Concerns over New York City Mayor Eric Adams’ (D) campaign fundraising appeared to increase as the FBI and federal prosecutors combed over international flights taken by the Big Apple big shot. In particular, according to a report from The New York Times, the broad corruption inquiry was exploring complimentary elevation to best seats available as Adams flew overseas on Turkish Airlines.

The mayor had repeatedly gone on record praising the air carrier half-owned by the Turkish government’s sovereign wealth fund and the close examination of upgrades marked only the latest look at an alleged conspiracy between the foreign nation and campaign fundraising.

According to the newspaper, “The broader investigation has focused at least in part on whether the Turkish government conspired with Mr. Adams’s mayoral campaign to funnel foreign money into its coffers, and whether Mr. Adams pressured the New York City Fire Department to sign off on Turkey’s new high-rise consulate in Manhattan despite safety concerns.”

Adams had said in November of the Turkish consulate approval, “When the constituency reaches out to us for assistance to another agency…you reach out to an agency and ask them to look into the matter.”

In the fall, the home of Adams’ top campaign fundraiser, Brianna Suggs, had been raided by the FBI wherein two laptops, three iPhones, seven “contribution card binders” and other items had been seized alongside a “manila folder labeled Eric Adams.”
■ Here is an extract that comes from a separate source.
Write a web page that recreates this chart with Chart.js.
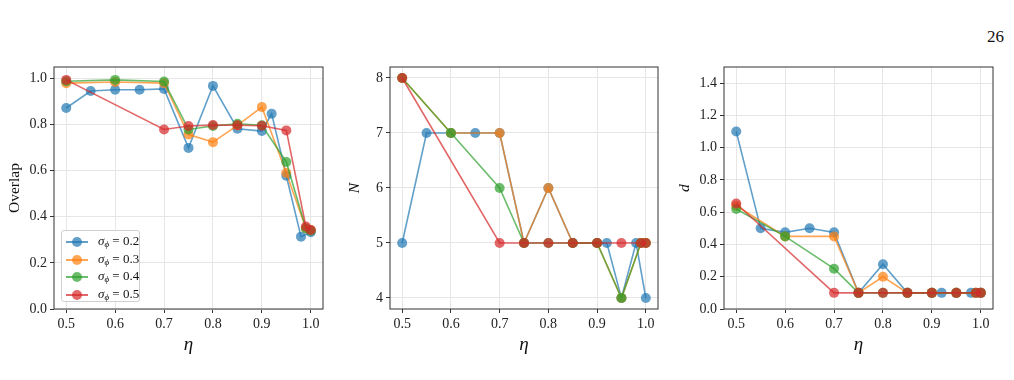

Additionally, electronic devices belonging to the mayor were also seized as the investigation looked into ties with the Turkish government that included a connection with D.C.-based and Turkish-owned Bay Atlantic University dating back to his time as Brooklyn borough president.

Further, investigators had searched the homes of former airline executive, Cenk Öcal, and Adams’ liaison to the Turkish Community, Rana Abbasova.

Brendan McGuire, special counsel for Adams, provided a statement to multiple media outlets that contended, “As borough president, the mayor consistently disclosed his official travel to Turkey, did not receive any improper upgrades and did nothing inappropriate in exchange for an upgrade.”

“Speculation is not evidence,” he continued. “We look forward to a just and timely conclusion to this investigation.”

Turkish Airlines is half-owned by the government’s sovereign wealth fund and, as noted by the Times, Hizzoner’s presence at events attended by air carrier representatives had him interacting in “the presence of Turkish business leaders and diplomats with their own close ties to Turkey’s government and its president, Recep Tayyip Erdoğan.”

A previous report had noted that over his eight-year tenure as Brooklyn’s executive, Adams had attended more than 80 events commemorating or celebrating Turkey. Turkish Airlines was listed as one of the most frequent hosts or affiliates with those events and, in 2015, they were said to have funded one of six trips to Turkey by Adams, something he allegedly omitted from his financial disclosure forms at the time.